Below, find the line containing "Recreate this image" and the line containing "var red = '#952622';"; reproduce exactly those two and every line between them, omitting pictures.
──────── LISTING
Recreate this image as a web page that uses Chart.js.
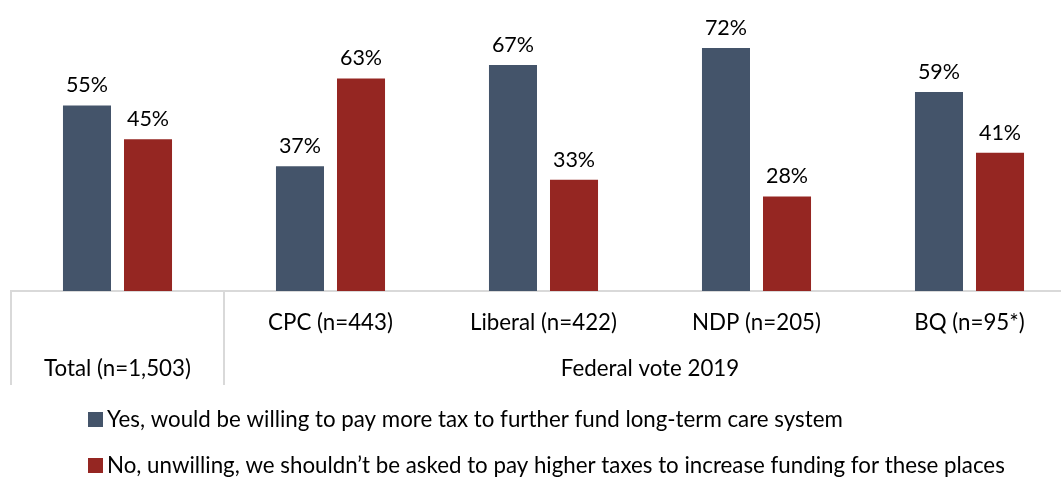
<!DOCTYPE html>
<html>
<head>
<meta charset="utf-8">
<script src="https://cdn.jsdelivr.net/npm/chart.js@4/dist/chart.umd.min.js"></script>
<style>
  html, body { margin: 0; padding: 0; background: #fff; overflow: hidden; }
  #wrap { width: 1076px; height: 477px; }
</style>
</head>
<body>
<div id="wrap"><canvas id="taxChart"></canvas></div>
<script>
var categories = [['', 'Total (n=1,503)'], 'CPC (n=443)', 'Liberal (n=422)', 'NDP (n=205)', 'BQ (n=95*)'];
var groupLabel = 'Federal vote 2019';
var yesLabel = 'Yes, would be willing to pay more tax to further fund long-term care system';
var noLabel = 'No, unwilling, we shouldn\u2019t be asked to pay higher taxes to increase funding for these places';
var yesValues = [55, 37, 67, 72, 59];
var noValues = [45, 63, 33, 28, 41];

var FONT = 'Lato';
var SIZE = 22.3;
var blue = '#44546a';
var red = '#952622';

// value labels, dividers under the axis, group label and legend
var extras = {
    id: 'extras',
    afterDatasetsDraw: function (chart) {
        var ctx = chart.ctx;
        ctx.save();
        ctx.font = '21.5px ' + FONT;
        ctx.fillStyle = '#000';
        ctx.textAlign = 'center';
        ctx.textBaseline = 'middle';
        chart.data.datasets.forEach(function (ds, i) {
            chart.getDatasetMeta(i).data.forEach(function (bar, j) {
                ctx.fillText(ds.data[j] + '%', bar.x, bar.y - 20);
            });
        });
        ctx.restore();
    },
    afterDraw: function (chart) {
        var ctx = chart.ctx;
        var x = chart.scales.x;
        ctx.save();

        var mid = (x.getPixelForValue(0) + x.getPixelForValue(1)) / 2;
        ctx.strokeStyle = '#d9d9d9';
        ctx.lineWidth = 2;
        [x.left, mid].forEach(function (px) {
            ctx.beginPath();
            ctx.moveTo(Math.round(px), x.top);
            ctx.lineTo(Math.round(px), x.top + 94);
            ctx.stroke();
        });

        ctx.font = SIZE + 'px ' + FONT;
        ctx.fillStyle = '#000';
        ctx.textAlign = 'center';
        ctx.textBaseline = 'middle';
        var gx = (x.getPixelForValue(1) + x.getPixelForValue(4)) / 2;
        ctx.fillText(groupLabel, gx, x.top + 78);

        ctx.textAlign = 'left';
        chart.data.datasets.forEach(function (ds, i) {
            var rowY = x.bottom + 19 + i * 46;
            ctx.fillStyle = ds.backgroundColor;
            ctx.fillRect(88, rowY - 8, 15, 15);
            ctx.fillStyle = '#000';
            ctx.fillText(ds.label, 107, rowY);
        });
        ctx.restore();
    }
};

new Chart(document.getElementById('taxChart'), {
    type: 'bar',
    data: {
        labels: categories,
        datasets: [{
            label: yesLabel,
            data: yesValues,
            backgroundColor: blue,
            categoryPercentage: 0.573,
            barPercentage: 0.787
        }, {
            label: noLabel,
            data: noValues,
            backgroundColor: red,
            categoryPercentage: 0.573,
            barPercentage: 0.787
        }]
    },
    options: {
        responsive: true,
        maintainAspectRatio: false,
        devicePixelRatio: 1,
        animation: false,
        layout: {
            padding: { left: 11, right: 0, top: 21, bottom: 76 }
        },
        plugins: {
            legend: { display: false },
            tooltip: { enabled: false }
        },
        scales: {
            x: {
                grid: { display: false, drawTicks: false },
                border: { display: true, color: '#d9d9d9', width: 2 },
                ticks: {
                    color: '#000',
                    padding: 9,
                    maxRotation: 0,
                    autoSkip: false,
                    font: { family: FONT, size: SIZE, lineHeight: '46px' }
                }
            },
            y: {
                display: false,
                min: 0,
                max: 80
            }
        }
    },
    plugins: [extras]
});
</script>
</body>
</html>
────────────────
──────── LISTING
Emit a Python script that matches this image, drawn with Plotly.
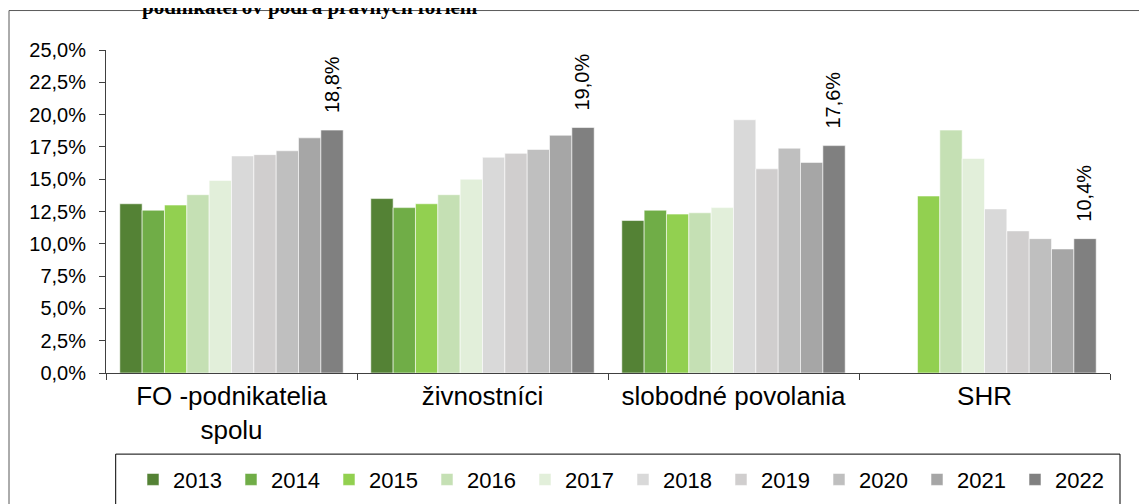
────────────────
▶ FULL ANSWER:
Recreate this image as a web page that uses Chart.js.
<!DOCTYPE html>
<html>
<head>
<meta charset="utf-8">
<script src="https://cdn.jsdelivr.net/npm/chart.js@4/dist/chart.umd.min.js"></script>
<style>
  html, body { margin: 0; padding: 0; background: #fff; overflow: hidden; }
  #wrap { width: 1076px; height: 477px; }
</style>
</head>
<body>
<div id="wrap"><canvas id="taxChart"></canvas></div>
<script>
var categories = [['', 'Total (n=1,503)'], 'CPC (n=443)', 'Liberal (n=422)', 'NDP (n=205)', 'BQ (n=95*)'];
var groupLabel = 'Federal vote 2019';
var yesLabel = 'Yes, would be willing to pay more tax to further fund long-term care system';
var noLabel = 'No, unwilling, we shouldn\u2019t be asked to pay higher taxes to increase funding for these places';
var yesValues = [55, 37, 67, 72, 59];
var noValues = [45, 63, 33, 28, 41];

var FONT = 'Lato';
var SIZE = 22.3;
var blue = '#44546a';
var red = '#952622';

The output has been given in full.